(PROVIDED MATERIAL)
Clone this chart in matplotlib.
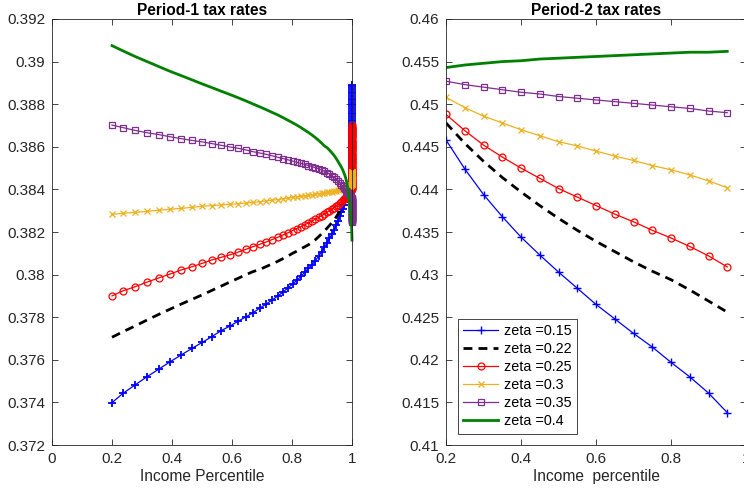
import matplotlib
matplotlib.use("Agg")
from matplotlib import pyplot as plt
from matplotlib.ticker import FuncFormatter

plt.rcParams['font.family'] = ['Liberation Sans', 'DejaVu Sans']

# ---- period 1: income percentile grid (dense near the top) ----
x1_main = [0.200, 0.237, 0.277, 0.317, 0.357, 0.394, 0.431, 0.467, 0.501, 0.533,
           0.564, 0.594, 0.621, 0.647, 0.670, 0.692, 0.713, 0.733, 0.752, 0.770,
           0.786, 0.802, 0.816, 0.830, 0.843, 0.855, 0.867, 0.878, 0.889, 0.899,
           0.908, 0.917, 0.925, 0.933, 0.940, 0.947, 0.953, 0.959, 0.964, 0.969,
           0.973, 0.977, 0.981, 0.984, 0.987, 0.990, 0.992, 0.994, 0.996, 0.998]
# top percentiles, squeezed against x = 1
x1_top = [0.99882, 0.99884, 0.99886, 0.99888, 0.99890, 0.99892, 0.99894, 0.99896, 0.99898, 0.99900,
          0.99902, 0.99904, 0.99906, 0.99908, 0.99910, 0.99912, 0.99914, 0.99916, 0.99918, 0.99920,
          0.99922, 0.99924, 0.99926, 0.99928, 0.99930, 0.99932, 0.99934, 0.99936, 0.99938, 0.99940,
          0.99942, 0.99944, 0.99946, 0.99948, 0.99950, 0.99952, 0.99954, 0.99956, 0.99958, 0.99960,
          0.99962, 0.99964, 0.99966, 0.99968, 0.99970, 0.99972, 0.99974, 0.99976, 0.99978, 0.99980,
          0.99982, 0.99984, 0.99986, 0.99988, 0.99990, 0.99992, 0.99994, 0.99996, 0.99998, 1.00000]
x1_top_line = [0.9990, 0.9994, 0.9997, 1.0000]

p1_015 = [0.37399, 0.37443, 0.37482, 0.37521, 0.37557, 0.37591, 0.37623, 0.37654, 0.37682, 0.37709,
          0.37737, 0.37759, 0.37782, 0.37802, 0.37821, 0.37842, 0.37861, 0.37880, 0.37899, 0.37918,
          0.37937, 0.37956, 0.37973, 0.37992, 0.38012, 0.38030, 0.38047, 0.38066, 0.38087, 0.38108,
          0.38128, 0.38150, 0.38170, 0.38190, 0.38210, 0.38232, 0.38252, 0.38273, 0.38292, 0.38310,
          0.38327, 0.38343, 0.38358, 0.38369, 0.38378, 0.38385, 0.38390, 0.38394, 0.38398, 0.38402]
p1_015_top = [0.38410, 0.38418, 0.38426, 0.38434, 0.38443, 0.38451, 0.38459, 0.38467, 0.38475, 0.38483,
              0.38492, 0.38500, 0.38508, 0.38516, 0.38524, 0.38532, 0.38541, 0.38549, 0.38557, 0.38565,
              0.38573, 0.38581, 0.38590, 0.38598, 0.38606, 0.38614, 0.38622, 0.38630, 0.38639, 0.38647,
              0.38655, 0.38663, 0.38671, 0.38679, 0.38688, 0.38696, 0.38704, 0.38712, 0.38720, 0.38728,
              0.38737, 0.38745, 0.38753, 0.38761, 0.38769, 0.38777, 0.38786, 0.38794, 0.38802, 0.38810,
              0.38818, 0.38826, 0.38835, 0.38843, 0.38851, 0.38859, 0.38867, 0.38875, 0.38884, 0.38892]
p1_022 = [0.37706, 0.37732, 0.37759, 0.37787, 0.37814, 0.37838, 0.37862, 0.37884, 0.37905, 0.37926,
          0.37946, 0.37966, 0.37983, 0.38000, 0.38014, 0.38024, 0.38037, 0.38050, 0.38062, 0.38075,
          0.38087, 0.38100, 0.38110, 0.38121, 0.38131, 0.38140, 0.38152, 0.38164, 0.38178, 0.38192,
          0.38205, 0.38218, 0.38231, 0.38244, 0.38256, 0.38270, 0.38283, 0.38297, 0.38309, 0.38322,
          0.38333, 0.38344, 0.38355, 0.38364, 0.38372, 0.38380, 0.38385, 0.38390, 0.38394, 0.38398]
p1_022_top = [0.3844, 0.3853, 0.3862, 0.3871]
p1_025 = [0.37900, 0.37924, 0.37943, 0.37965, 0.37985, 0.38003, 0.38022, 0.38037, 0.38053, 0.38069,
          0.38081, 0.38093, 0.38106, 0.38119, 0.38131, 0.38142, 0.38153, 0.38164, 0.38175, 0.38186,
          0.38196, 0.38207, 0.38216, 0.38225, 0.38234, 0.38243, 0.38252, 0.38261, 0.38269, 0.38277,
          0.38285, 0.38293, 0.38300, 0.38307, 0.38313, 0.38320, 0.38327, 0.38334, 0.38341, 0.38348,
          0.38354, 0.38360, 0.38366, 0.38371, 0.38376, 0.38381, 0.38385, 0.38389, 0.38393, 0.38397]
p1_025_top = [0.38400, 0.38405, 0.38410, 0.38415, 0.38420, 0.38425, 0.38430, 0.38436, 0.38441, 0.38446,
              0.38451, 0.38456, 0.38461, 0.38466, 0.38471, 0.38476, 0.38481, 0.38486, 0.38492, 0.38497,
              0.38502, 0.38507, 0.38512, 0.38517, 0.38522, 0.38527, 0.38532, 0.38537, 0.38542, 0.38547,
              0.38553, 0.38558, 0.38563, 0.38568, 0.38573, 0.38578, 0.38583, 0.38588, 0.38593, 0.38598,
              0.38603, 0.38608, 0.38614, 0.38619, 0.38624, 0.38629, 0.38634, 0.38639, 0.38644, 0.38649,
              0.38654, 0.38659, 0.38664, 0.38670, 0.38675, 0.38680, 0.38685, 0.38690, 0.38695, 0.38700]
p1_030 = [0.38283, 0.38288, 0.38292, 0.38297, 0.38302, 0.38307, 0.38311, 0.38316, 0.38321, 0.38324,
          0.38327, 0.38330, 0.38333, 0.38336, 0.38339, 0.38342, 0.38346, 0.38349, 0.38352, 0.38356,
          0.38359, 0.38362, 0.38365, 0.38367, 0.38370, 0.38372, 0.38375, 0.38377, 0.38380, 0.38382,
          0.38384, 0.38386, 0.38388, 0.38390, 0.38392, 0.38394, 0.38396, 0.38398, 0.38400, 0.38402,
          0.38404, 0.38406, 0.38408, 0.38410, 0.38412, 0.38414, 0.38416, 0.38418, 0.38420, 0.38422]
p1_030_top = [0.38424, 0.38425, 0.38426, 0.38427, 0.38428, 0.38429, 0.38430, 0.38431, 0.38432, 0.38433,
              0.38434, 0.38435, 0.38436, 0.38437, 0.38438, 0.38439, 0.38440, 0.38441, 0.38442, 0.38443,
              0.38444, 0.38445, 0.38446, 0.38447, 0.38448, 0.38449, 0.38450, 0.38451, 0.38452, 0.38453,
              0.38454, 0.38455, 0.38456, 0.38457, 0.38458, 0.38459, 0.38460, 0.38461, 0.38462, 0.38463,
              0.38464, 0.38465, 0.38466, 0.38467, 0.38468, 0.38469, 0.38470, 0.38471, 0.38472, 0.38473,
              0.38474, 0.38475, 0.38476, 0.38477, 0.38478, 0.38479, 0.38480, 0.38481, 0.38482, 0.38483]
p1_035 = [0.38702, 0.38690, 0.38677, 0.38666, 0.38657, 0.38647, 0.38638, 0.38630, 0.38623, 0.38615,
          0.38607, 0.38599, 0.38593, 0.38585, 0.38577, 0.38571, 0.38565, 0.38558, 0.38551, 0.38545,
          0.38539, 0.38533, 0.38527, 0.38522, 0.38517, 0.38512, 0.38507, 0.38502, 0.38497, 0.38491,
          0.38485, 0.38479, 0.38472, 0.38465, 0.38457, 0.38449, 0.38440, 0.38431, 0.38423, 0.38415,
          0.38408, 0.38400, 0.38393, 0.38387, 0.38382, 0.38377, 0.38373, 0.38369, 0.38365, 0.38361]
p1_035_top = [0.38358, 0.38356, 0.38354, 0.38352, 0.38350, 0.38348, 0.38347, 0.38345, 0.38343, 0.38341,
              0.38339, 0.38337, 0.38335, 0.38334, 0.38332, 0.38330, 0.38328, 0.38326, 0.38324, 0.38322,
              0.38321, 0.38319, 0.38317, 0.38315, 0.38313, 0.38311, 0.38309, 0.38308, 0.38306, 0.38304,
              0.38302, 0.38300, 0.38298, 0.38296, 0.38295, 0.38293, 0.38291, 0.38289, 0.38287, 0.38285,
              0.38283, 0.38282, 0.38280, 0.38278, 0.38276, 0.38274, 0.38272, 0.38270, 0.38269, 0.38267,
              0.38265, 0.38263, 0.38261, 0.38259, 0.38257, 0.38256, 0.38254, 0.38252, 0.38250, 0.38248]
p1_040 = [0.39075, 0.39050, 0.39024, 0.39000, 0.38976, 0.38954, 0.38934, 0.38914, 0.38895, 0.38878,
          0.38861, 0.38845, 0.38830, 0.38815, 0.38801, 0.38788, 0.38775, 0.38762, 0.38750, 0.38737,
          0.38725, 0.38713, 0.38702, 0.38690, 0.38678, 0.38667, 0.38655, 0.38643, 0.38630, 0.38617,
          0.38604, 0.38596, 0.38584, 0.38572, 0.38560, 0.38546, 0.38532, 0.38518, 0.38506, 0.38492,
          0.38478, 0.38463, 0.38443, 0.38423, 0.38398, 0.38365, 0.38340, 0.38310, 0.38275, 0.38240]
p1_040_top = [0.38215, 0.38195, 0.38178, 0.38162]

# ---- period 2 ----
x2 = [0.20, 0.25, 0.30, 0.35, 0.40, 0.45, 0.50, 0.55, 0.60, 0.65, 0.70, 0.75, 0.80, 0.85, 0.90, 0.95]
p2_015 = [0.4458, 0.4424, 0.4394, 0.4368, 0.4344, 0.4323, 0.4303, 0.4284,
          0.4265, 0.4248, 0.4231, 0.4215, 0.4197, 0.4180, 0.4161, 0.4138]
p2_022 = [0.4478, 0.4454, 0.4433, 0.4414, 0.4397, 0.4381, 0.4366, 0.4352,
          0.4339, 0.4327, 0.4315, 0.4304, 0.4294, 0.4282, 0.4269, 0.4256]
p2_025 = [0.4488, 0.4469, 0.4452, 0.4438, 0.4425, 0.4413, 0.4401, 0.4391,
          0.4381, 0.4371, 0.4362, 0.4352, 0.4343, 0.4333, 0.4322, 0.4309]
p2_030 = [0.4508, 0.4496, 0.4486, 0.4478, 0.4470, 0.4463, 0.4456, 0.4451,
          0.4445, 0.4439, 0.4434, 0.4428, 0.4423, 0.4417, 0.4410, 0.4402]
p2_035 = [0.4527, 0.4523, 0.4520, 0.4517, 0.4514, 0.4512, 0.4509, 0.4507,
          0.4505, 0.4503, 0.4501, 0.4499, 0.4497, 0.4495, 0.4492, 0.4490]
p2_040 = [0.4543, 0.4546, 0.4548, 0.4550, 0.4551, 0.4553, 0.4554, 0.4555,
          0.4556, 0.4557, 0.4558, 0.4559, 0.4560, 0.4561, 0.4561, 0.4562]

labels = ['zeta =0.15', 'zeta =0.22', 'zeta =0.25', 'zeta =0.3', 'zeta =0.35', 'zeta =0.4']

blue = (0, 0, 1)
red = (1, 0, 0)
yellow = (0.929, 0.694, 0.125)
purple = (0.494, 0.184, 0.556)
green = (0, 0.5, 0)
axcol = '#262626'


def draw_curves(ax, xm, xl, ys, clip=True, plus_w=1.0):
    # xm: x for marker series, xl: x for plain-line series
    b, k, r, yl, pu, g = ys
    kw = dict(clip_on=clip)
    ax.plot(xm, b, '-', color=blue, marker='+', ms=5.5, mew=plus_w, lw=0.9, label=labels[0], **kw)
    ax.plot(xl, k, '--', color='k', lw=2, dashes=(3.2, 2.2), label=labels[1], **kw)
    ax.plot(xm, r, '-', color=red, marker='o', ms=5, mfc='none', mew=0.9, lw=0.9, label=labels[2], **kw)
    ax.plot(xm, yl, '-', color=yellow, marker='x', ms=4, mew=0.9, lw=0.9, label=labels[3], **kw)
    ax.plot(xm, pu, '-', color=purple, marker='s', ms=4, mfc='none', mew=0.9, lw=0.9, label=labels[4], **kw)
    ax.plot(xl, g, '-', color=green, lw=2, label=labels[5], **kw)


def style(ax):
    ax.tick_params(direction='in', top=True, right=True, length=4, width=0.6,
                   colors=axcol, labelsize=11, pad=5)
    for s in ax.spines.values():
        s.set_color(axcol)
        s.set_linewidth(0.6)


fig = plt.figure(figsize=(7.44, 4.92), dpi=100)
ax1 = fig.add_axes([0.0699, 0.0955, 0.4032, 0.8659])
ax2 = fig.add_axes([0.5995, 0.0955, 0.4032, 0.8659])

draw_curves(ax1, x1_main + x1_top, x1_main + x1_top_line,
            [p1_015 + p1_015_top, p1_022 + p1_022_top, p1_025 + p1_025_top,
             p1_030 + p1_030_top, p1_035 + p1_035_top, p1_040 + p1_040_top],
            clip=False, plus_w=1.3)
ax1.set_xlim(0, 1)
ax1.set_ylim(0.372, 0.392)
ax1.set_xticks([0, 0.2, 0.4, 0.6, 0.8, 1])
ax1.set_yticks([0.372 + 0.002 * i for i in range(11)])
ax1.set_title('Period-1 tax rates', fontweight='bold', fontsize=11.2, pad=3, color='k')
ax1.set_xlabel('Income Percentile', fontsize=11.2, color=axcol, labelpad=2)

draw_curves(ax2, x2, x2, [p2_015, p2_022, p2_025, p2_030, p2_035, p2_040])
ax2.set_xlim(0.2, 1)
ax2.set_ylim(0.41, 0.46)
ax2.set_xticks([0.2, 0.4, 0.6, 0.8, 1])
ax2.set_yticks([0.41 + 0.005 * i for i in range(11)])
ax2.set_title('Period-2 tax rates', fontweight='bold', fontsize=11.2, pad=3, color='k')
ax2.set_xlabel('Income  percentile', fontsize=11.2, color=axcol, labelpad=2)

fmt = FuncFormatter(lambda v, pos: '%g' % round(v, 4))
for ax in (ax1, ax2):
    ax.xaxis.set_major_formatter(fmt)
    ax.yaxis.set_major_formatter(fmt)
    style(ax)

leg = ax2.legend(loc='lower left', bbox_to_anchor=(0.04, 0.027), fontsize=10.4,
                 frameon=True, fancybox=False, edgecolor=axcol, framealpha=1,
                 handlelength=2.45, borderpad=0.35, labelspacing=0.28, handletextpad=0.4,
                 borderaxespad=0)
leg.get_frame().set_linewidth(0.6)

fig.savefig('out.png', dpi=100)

(WORK TO BE COMPLETED) Everything from the first line of the listing above through the line that contains "plt.rcParams['font.family'] = ['Liberation" is to be restated word for word, minus the pictures.

(RESULT FOR THIS TASK)
Clone this chart in matplotlib.
import matplotlib
matplotlib.use("Agg")
from matplotlib import pyplot as plt
from matplotlib.ticker import FuncFormatter

plt.rcParams['font.family'] = ['Liberation Sans', 'DejaVu Sans']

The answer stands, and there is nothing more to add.